Ebola

Siamo abituati ad ascoltarli distrattamente mentre dalla tv intonano accattivanti motivetti natalizi. Mai come in questo periodo i nostri bambini –  figli di un Occidente che spesso li usa senza vergognarsene per venderci di tutto – appaiono sorridenti sui nostri schermi ultrapiatti: guance rosa, voci tenere, recitano non solo negli spot di giocattoli, ma anche in quelli di automobili, telefonini, articoli per la casa.

Li guardiamo e pensiamo a quanto siamo fortunati a farli crescere in un mondo in cui, si dice, “già dalla nascita hanno tutto”. Solo molto raramente arriva l’immagine che spezza questo spensierato ritratto: solitamente è la raccolta fondi di qualche Ong a mostrarci bimbi emaciati, smunti, abbandonati, l’altra faccia di un mondo che in troppi hanno smesso di guardare.

Ci si interessa alle emergenze se queste possono riguardarci direttamente, altrimenti, con il passare dei giorni, finiamo per ignorarle. Basti pensare a ebola: nei tre Paesi africani più colpiti – Liberia, Sierra Leone e Guinea – si continua a morire. E le prime vittime sono proprio i bambini: oltre a chi muore, c’è chi resta orfano di padre o di madre. Secondo gli ultimi dati sono 20mila i minori che hanno perso almeno un genitore a causa del virus. Bimbi che, oltre a crescere più soli, subiranno lo stigma sociale causato dalla malattia. Di più: sono 5 milioni i minori che non hanno potuto iniziare la scuola nei tre Paesi più colpiti. Scuole chiuse per paura del contagio o perché servono da centri di raccolta dei contagiati. È così che gli effetti del virus rischiano di avere conseguenze negative non solo nell’immediato, ma anche sul futuro di un’intera generazione.

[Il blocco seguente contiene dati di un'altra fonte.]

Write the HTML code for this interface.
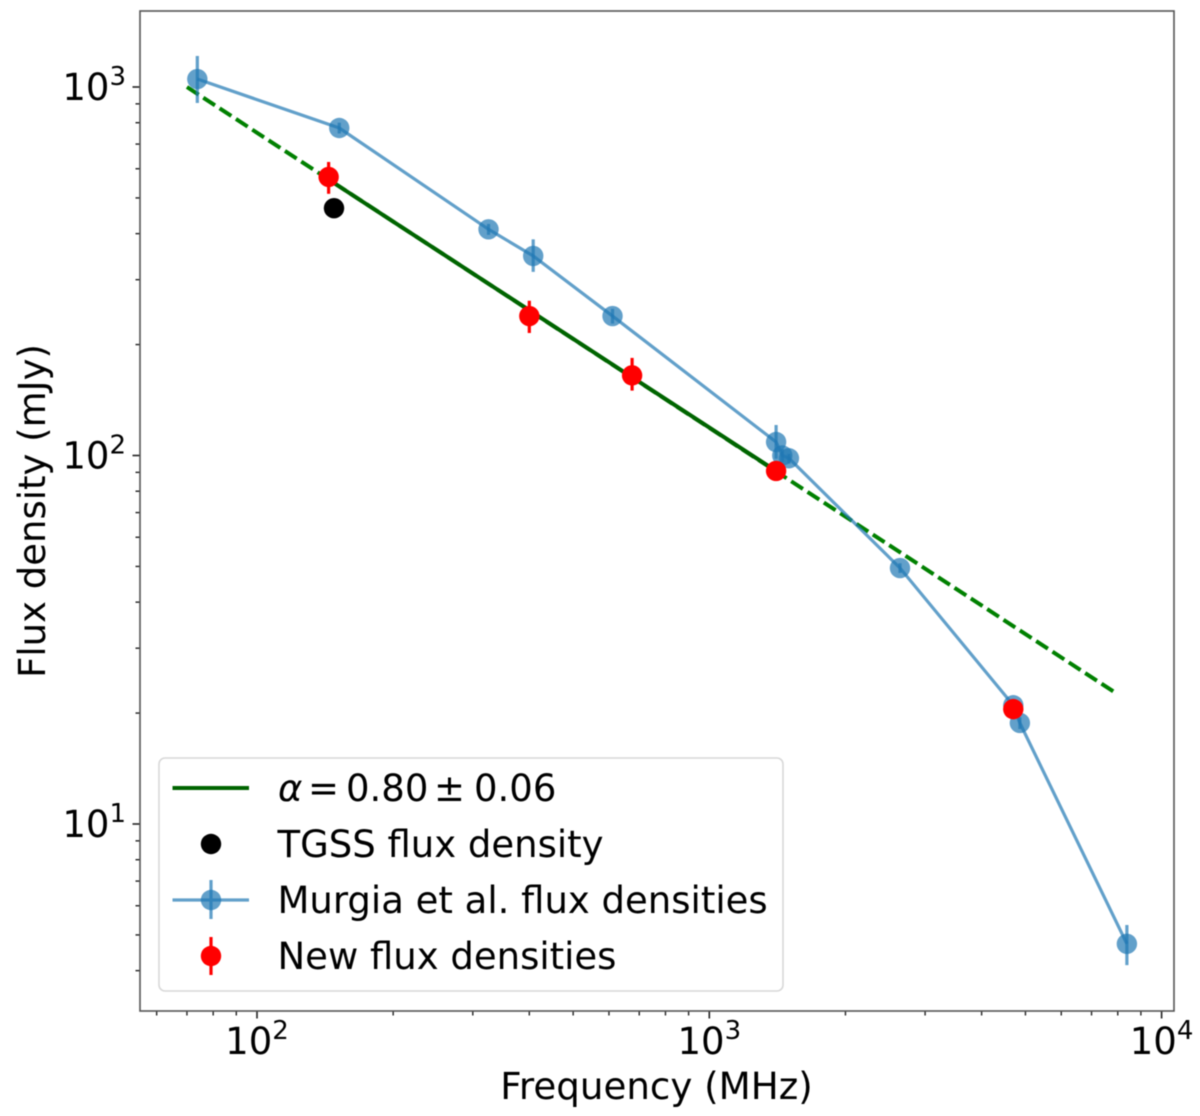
<!DOCTYPE html>
<html lang="en">
<head>
<meta charset="utf-8">
<title>Flux density spectrum</title>
<style>
  html, body { margin: 0; padding: 0; background: #fff; }
  #chart { display: block; width: 1200px; height: 1116px; filter: blur(0.6px); }
  text { font-family: "DejaVu Sans", "Liberation Sans", sans-serif; fill: #000; }
</style>
</head>
<body>
<svg id="chart" xmlns="http://www.w3.org/2000/svg" width="1200" height="1116" viewBox="0 0 1200 1116">
  <g id="marks"></g>
  <g id="axes"></g>
  <text x="656.5" y="1099" font-size="37.2" text-anchor="middle">Frequency (MHz)</text>
  <text transform="translate(45,511) rotate(-90)" font-size="37" text-anchor="middle">Flux density (mJy)</text>
  <g id="legend">
    <rect x="159" y="758" width="624" height="233" rx="6" fill="#fff" fill-opacity="0.8" stroke="#d8d8d8" stroke-width="1.6"/>
    <line x1="172.5" x2="249" y1="788" y2="788" stroke="#006400" stroke-width="4"/>
    <text y="801" font-size="37"><tspan x="278" font-style="italic">α</tspan><tspan x="308">=</tspan><tspan x="346">0.80</tspan><tspan x="434">±</tspan><tspan x="474">0.06</tspan></text>
    <circle cx="211" cy="844" r="10.2" fill="#000"/>
    <text x="277.5" y="857" font-size="37">TGSS flux density</text>
    <g opacity="0.7">
      <line x1="172.5" x2="249" y1="900" y2="900" stroke="#1f77b4" stroke-width="3.2"/>
      <line x1="211" x2="211" y1="880" y2="919" stroke="#1f77b4" stroke-width="3.2"/>
    </g>
    <circle cx="211" cy="900" r="10.2" fill="#1f77b4" fill-opacity="0.7"/>
    <text x="277.5" y="913" font-size="37">Murgia et al. flux densities</text>
    <line x1="211" x2="211" y1="937" y2="975" stroke="#ff0000" stroke-width="3.2"/>
    <circle cx="211" cy="956" r="10.2" fill="#ff0000"/>
    <text x="277.5" y="969" font-size="37">New flux densities</text>
  </g>
</svg>
<script>
// Murgia et al. series
const murgiaFreq  = [73.8, 152, 325, 408, 611, 1405, 1450, 1500, 2640, 4700, 4860, 8380];
const murgiaFlux  = [1051, 774, 411, 348, 239, 108.8, 100, 98.3, 49.5, 21, 18.8, 4.73];
const murgiaUpper = [1214, 800, 425, 386, 250, 121, 104, 101, 51, 21.8, 19.5, 5.32];
const murgiaLower = [905, 748, 397, 315, 228, 98, 96, 95, 48, 20.2, 18.1, 4.14];
// New flux densities
const newFreq  = [144, 400, 675, 1405, 4700];
const newFlux  = [570, 239, 165, 90.8, 20.5];
const newUpper = [626, 263, 184, 95, 21.2];
const newLower = [513, 215, 150, 86, 19.8];
// TGSS point
const tgssFreq = [148];
const tgssFlux = [469];
// Power-law fit, read at the ends of each segment
const fitDashedFreq = [70, 7950];
const fitDashedFlux = [1000, 22.6];
const fitSolidFreq  = [144, 1400];
const fitSolidFlux  = [561, 91];
// Axis ticks
const xMajorExponents = [2, 3, 4];
const yMajorExponents = [1, 2, 3];
const xMinorTicks = [60, 70, 80, 90, 200, 300, 400, 500, 600, 700, 800, 900, 2000, 3000, 4000, 5000, 6000, 7000, 8000, 9000];
const yMinorTicks = [4, 5, 6, 7, 8, 9, 20, 30, 40, 50, 60, 70, 80, 90, 200, 300, 400, 500, 600, 700, 800, 900];

const SVG_NS = 'http://www.w3.org/2000/svg';
const plotLeft = 140, plotRight = 1174, plotTop = 11, plotBottom = 1011;

function xScale(f) { return 257 + 452.3 * (Math.log10(f) - 2); }
function yScale(s) { return 87 + 368.5 * (3 - Math.log10(s)); }

function mk(parent, tag, attrs) {
  const el = document.createElementNS(SVG_NS, tag);
  for (const k in attrs) el.setAttribute(k, attrs[k]);
  parent.appendChild(el);
  return el;
}

const marks = document.getElementById('marks');
const axes = document.getElementById('axes');

function pointsOf(fs, vs) {
  return fs.map((f, i) => xScale(f).toFixed(2) + ',' + yScale(vs[i]).toFixed(2)).join(' ');
}

// Fit lines
const fitDashed = mk(marks, 'polyline', { points: pointsOf(fitDashedFreq, fitDashedFlux), fill: 'none', stroke: '#008000', 'stroke-width': 4, 'stroke-dasharray': '14 5.5' });


const fitSolid = mk(marks, 'polyline', { points: pointsOf(fitSolidFreq, fitSolidFlux), fill: 'none', stroke: '#006400', 'stroke-width': 4 });



// TGSS
tgssFreq.forEach((f, i) => {
  const c = mk(marks, 'circle', { cx: xScale(f), cy: yScale(tgssFlux[i]), r: 10.2, fill: '#000' });
  
  
});

// Murgia series
const murgiaLine = mk(marks, 'polyline', { points: pointsOf(murgiaFreq, murgiaFlux), fill: 'none', stroke: '#1f77b4', 'stroke-width': 3.2, 'stroke-opacity': 0.7 });


murgiaFreq.forEach((f, i) => {
  const x = xScale(f);
  const bar = mk(marks, 'line', { x1: x, x2: x, y1: yScale(murgiaUpper[i]), y2: yScale(murgiaLower[i]), stroke: '#1f77b4', 'stroke-width': 3.2, 'stroke-opacity': 0.7 });
  
  
  const c = mk(marks, 'circle', { cx: x, cy: yScale(murgiaFlux[i]), r: 10.2, fill: '#1f77b4', 'fill-opacity': 0.7 });
  
  
});

// New flux densities
newFreq.forEach((f, i) => {
  const x = xScale(f);
  const bar = mk(marks, 'line', { x1: x, x2: x, y1: yScale(newUpper[i]), y2: yScale(newLower[i]), stroke: '#ff0000', 'stroke-width': 3.2 });
  
  
  const c = mk(marks, 'circle', { cx: x, cy: yScale(newFlux[i]), r: 10.2, fill: '#ff0000' });
  
  
});

// Ticks
xMinorTicks.forEach(f => {
  const x = xScale(f);
  const t = mk(axes, 'line', { x1: x, x2: x, y1: plotBottom, y2: plotBottom + 4.5, stroke: '#222', 'stroke-width': 1.4 });
  
  
});
yMinorTicks.forEach(v => {
  const y = yScale(v);
  const t = mk(axes, 'line', { x1: plotLeft, x2: plotLeft - 4.5, y1: y, y2: y, stroke: '#222', 'stroke-width': 1.4 });
  
  
});

function tickLabel(x, y, exp, anchor) {
  const label = mk(axes, 'text', { x: x, y: y, 'font-size': 37, 'text-anchor': anchor });
  label.textContent = '10';
  const sup = mk(label, 'tspan', { dy: -15, 'font-size': 26 });
  sup.textContent = String(exp);
  return label;
}

xMajorExponents.forEach(e => {
  const x = xScale(Math.pow(10, e));
  const t = mk(axes, 'line', { x1: x, x2: x, y1: plotBottom, y2: plotBottom + 7.5, stroke: '#222', 'stroke-width': 1.6 });
  
  
  const l = tickLabel(x, 1054, e, 'middle');
  
  
});
yMajorExponents.forEach(e => {
  const y = yScale(Math.pow(10, e));
  const t = mk(axes, 'line', { x1: plotLeft, x2: plotLeft - 7.5, y1: y, y2: y, stroke: '#222', 'stroke-width': 1.6 });
  
  
  const l = tickLabel(126, y + 13, e, 'end');
  
  
});

// Frame
const frame = mk(axes, 'rect', { x: plotLeft, y: plotTop, width: plotRight - plotLeft, height: plotBottom - plotTop, fill: 'none', stroke: '#555', 'stroke-width': 1.6 });


</script>
</body>
</html>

E non ci sono solo le malattie: ce lo ha ricordato ieri l’Unicef, con gli ultimi dati sulla condizione dell’infanzia. 230 milioni di bambini vivono in aree colpite da conflitti armati. Arruolati, venduti, rapiti, comunque traumatizzati, bimbi che pesano sulle coscienze anche del nostro mondo. Quello che troppo spesso fa finta di dimenticare, chiuso a riccio, narcotizzato dall’idea di infanzia felice propinata nella melassa da spot tv.